I was sitting in a restaurant having dinner, and across the room I noticed a couple having an intense argument. They couldn’t be heard, but their body language made it obvious. I began to feel curiously uncomfortable, and my date philosophized what a fundamental weakness it was that we were so susceptible to the emotions of other people. Wow, was she wrong!
Why did I respond like that to the fighting couple? It turns out that when we watch someone else engage in almost any activity, there are specialized mirror-neurons in our brains that light up as if we ourselves were doing that very thing. This is why we instinctively smile at someone who is smiling at us, why laughter (and yawning) is contagious, and – most importantly for the purposes of this discussion – how art works.
Let us assume that human emotions are universal. Art, then, is based on the idea that we intuitively understand an emotion being portrayed by someone else. So, when a particularly talented person records an emotional state (be it painted, sculpted, sung, acted, written, danced, or played on an instrument) we all have the capability to feel that emotion because of mirror neurons.
But what lends this process intoxicating mystery, complexity, and hypnotic subtlety, is that we all respond to a work of art differently, based on our personalities and life experiences. I personally find that my joy is augmented, my sorrow diminished, or my anxiety cathartically released, when it fuses with that being expressed in the artwork.

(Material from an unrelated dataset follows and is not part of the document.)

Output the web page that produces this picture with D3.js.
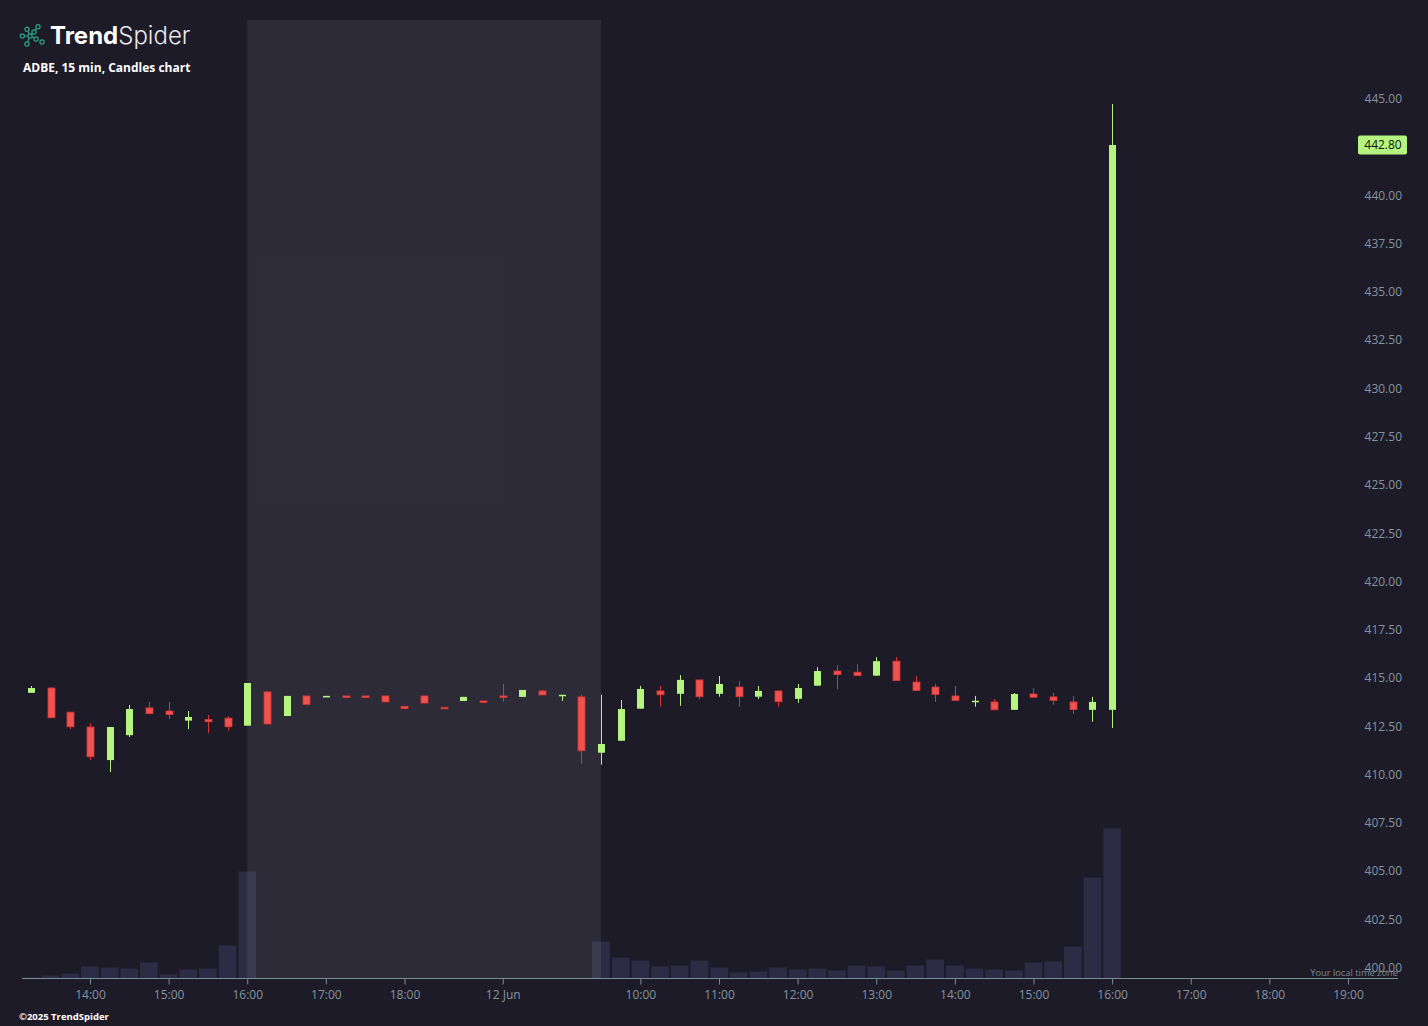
<!DOCTYPE html>
<html><head><meta charset="utf-8">
<script src="https://cdn.jsdelivr.net/npm/d3@7"></script>
<style>
html,body{margin:0;padding:0;background:#1c1b27;}
svg{display:block;}
</style></head>
<body>
<svg id="chart" width="1428" height="1026"></svg>
<script>
// ---- DATA ----
// bar index 0 = 11 Jun 13:15, one bar per 15 minutes (index scale)
const opens  = [414.43,414.68,413.43,412.66,410.95,412.24,413.65,413.49,412.99,413.05,413.12,412.73,
                414.48,413.23,414.27,414.23,414.27,414.27,414.27,413.73,414.27,413.68,414.01,414.01,414.27,414.22,414.53,414.29,414.22,
                411.33,411.95,413.61,414.53,414.38,415.10,414.38,414.73,414.23,414.53,414.12,414.80,415.56,415.50,415.32,416.07,414.99,
                414.73,414.27,413.98,413.96,413.55,414.37,414.22,413.96,413.55,413.55];
const highs  = [414.78,414.73,413.43,412.86,412.66,413.80,413.96,413.96,413.49,413.28,413.22,414.94,
                414.48,414.27,414.27,414.28,414.27,414.27,414.27,413.73,414.27,413.68,414.22,414.01,414.89,414.58,414.58,414.33,414.33,
                414.33,414.06,414.79,414.79,415.35,415.10,415.30,415.05,414.79,414.53,414.89,415.76,415.86,415.91,416.28,416.28,415.30,
                414.89,414.79,414.27,414.11,414.42,414.68,414.43,414.27,414.22,444.92];
const lows   = [414.43,413.12,412.55,410.95,410.33,412.14,413.35,413.07,412.55,412.35,412.47,412.73,
                412.82,413.23,413.83,414.23,414.22,414.22,413.96,413.61,413.90,413.64,414.01,413.97,413.96,414.22,414.32,414.01,410.76,
                410.71,411.95,413.61,413.71,413.76,414.09,414.23,413.71,414.11,413.71,413.91,414.80,414.61,415.32,415.32,415.06,414.55,
                413.96,414.03,413.71,413.55,413.55,414.20,413.82,413.35,412.93,412.61];
const closes = [414.68,413.14,412.67,411.12,412.66,413.59,413.35,413.30,413.18,412.93,412.67,414.94,
                412.82,414.27,413.83,414.27,414.22,414.22,413.96,413.61,413.90,413.64,414.22,413.97,414.23,414.58,414.32,414.33,411.43,
                411.78,413.59,414.63,414.33,415.10,414.23,414.89,414.23,414.53,413.97,414.68,415.56,415.37,415.32,416.07,415.06,414.55,
                414.34,414.03,414.02,413.55,414.37,414.20,414.03,413.56,413.96,442.80];
const volumes = [10,30,50,120,110,100,160,40,90,100,330,1070,
                 3,2,2,1,1,1,2,1,2,1,1,2,1,2,2,4,6,
                 370,210,180,120,130,180,110,60,70,110,90,100,80,130,120,80,130,
                 190,130,100,90,80,160,170,320,1010,1500];
const xTickIdx    = [3,7,11,15,19,24,31,35,39,43,47,51,55,59,63,67];
const xTickLabels = ["14:00","15:00","16:00","17:00","18:00","12 Jun","10:00","11:00","12:00","13:00","14:00","15:00","16:00","17:00","18:00","19:00"];
const priceTicks  = d3.range(400, 445.01, 2.5);
const extStartIdx = 11, extEndIdx = 29;   // shaded extended-hours session
const lastPrice = 442.80;

// ---- LAYOUT ----
const svg = d3.select("#chart");
const W = 1428, H = 1026;
const x = d3.scaleLinear().domain([0, 67]).range([31, 1348]);
const y = d3.scaleLinear().domain([400, 445]).range([971.5, 102.5]);
const baseY = 978.5;
const yv = d3.scaleLinear().domain([0, 1500]).range([baseY, 828.5]);
const slot = x(1) - x(0);
const bodyW = 7, volW = slot - 2;

const GREEN = "#b5f57f", RED = "#ef5350", REDW = "#d93434";
const AXIS = "#8494a1", AXISLINE = "#7b8c99";

svg.append("rect").attr("width", W).attr("height", H).attr("fill", "#1c1b27");

const data = opens.map((o, i) => ({i, o, h: highs[i], l: lows[i], c: closes[i], v: volumes[i]}));

// volume bars
svg.append("g").selectAll("rect").data(data).join("rect")
  .attr("x", d => x(d.i) - volW / 2)
  .attr("width", volW)
  .attr("y", d => yv(d.v))
  .attr("height", d => baseY - yv(d.v))
  .attr("fill", "#2c2d44");

// extended hours shading
svg.append("rect")
  .attr("x", x(extStartIdx)).attr("width", x(extEndIdx) - x(extStartIdx))
  .attr("y", 20).attr("height", baseY - 20)
  .attr("fill", "#ffffff").attr("fill-opacity", 0.075);

// candles
const cg = svg.append("g").selectAll("g").data(data).join("g");
cg.append("line")
  .attr("x1", d => Math.round(x(d.i)) + 0.5).attr("x2", d => Math.round(x(d.i)) + 0.5)
  .attr("y1", d => y(d.h)).attr("y2", d => y(d.l))
  .attr("stroke", d => d.c >= d.o ? GREEN : REDW).attr("stroke-width", 1);
cg.append("rect")
  .attr("x", d => Math.round(x(d.i)) + 0.5 - bodyW / 2)
  .attr("width", bodyW)
  .attr("y", d => y(Math.max(d.o, d.c)))
  .attr("height", d => Math.max(1.5, Math.abs(y(d.o) - y(d.c))))
  .attr("fill", d => d.c >= d.o ? GREEN : RED)
  .attr("stroke", d => d.c >= d.o ? "none" : REDW)
  .attr("stroke-width", 0.8);

// x axis
svg.append("line").attr("x1", 22).attr("x2", 1398).attr("y1", baseY).attr("y2", baseY)
  .attr("stroke", AXISLINE).attr("stroke-width", 1);
const xAxis = d3.axisBottom(x).tickValues(xTickIdx)
  .tickFormat((d, i) => xTickLabels[i]).tickSize(6).tickPadding(6);
const gx = svg.append("g").attr("transform", `translate(0,${baseY})`).call(xAxis);
gx.select(".domain").remove();
gx.selectAll(".tick line").attr("stroke", AXISLINE);
gx.selectAll(".tick text").attr("fill", AXIS).attr("font-family", "'Open Sans', sans-serif").attr("font-size", 12);

// y axis (right)
const yAxis = d3.axisRight(y).tickValues(priceTicks).tickFormat(d3.format(".2f")).tickSize(0).tickPadding(0);
const gy = svg.append("g").attr("transform", "translate(1402,0)").call(yAxis);
gy.select(".domain").remove();
gy.selectAll(".tick text").attr("fill", AXIS).attr("font-family", "'Open Sans', sans-serif")
  .attr("font-size", 12).attr("text-anchor", "end").attr("x", 0).attr("dy", "0");

// last price label
const lp = svg.append("g").attr("transform", `translate(1383,${y(lastPrice)})`);
lp.append("rect").attr("x", -25).attr("y", -9.5).attr("width", 49).attr("height", 19).attr("rx", 2).attr("fill", GREEN);
lp.append("text").attr("text-anchor", "middle").attr("dy", "0.35em").attr("fill", "#111")
  .attr("font-family", "'Open Sans', sans-serif").attr("font-size", 12).text(lastPrice.toFixed(2));

// time zone note (overlaps the 400.00 label, as in the original)
svg.append("text").attr("x", 1398).attr("y", 976).attr("text-anchor", "end").attr("fill", "#7b8894")
  .attr("font-family", "'Open Sans', sans-serif").attr("font-size", 9.3).text("Your local time zone");

// logo
const logo = svg.append("g").attr("transform", "translate(20,25)");
const pts = [[7,4.3],[18,1.7],[14,7],[2.3,11],[10,11],[16,14],[22,17],[7,19]];
const links = [[0,4],[4,7],[3,4],[4,5],[4,2],[2,1]];
logo.selectAll("line").data(links).join("line")
  .attr("x1", d => pts[d[0]][0]).attr("y1", d => pts[d[0]][1])
  .attr("x2", d => pts[d[1]][0]).attr("y2", d => pts[d[1]][1])
  .attr("stroke", "#2aa38b").attr("stroke-width", 1.1);
logo.selectAll("circle").data(pts).join("circle")
  .attr("cx", d => d[0]).attr("cy", d => d[1]).attr("r", 2.1)
  .attr("fill", "#1c1b27").attr("stroke", "#2aa38b").attr("stroke-width", 1.2);
const lt = svg.append("text").attr("x", 50).attr("y", 44).attr("font-family", "Inter, Lato, sans-serif")
  .attr("font-size", 24).attr("fill", "#ffffff");
lt.append("tspan").attr("font-weight", 700).text("Trend");
lt.append("tspan").attr("font-weight", 300).attr("fill", "#e8e8ec").text("Spider");

svg.append("text").attr("x", 23).attr("y", 72).attr("fill", "#ffffff").attr("font-weight", 700)
  .attr("font-family", "'Open Sans', sans-serif").attr("font-size", 12).text("ADBE, 15 min, Candles chart");

svg.append("text").attr("x", 19).attr("y", 1020).attr("fill", "#ffffff").attr("font-weight", 700)
  .attr("font-family", "'Open Sans', sans-serif").attr("font-size", 9.5).text("©2025 TrendSpider");
</script>
</body></html>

My favorite example of this is John Steinbeck’s East of Eden (big call, but this may be my favorite book ever – if you don’t know it, go read it!) I had recently finished it and passed it along to my partner. She was close to the end when I said to her, ‘Don’t you just love Caleb? He is so agonizingly aware of his inner darkness, and strives so hard to transcend it?’ (or something like that…) To this, she replied, ‘Ah, yes, indeed. But what of Aaron, with his encumbered burden of crushing expectation?’ I was floored by our completely different takes on the same novel. Except for a fleeting moment, I hadn’t empathized with Aaron because Caleb had resonated so immediately and personally with me. I felt we had a lot in common. (I’m sure you’ve intensely identified with characters in books or on screen. It’s why dramas/rom-coms etc. work.)
East of Eden made me realize the infinite capacity of art to illuminate the human experience. Most of the time, we needn’t analyze this process, we can just experience it (unless, like me, analyzing heightens your enjoyment.)
The next time you encounter a piece of music – or any work of art – you might ask yourself, ‘What was the artist feeling when they created this? And what were they trying to make the audience feel?’ Or simply, ‘What does this make me feel?’ That can open up a whole new world by itself.